Cloning patterns for force multiplication, as discussed with a friend:
A) For any task that hits the CEO ("the executive"), a staff should be included/attached as a shadow, functioning as the #2-person for that task; after a suitable number of iterations (as few as one) future tasks of the same sort can be routed directly to an experienced shadow who then begins to function as the #1-person for such tasks; this frees up executive memory for focus on design and performance management ... the scientific parts of resource management. This can include tasks as small as 30 seconds long.
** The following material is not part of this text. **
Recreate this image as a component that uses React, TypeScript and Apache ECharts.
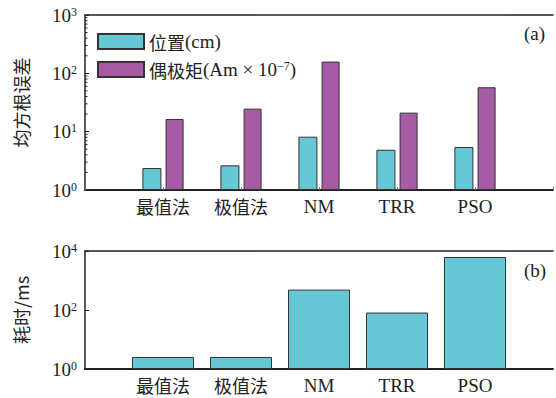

If the truck-number for the task is "1", then the cost of a 30-second task is far more than 30-seconds, as the #1 needs to context-switch out of some other task, and the cost of the context-switch may be minutes to hours long.
B) All staff should be encouraged to practice pattern A, whenever possible. #2s should be creating #3s, and #3s should be creating #4s, etc. It should be mandatory for #1s to be creating #2s. In small teams the end result has exponential effects on team agility as the entire company can literally pivot in place, i.e. you call pull off actual events where every single staff switches roles without moving any butts from seats.
Related:
C) From the formal point of view, staff operations are measured in delivery per unit of time. Key performance indicators can be prioritised either on-quality, on-time, or on-price - usually one metric is more important than the others, per given task. Informally, whatever needs to be done is done to hit formal targets. As retrospective documentation improves, informal processes are gradually formalised based on historical merit.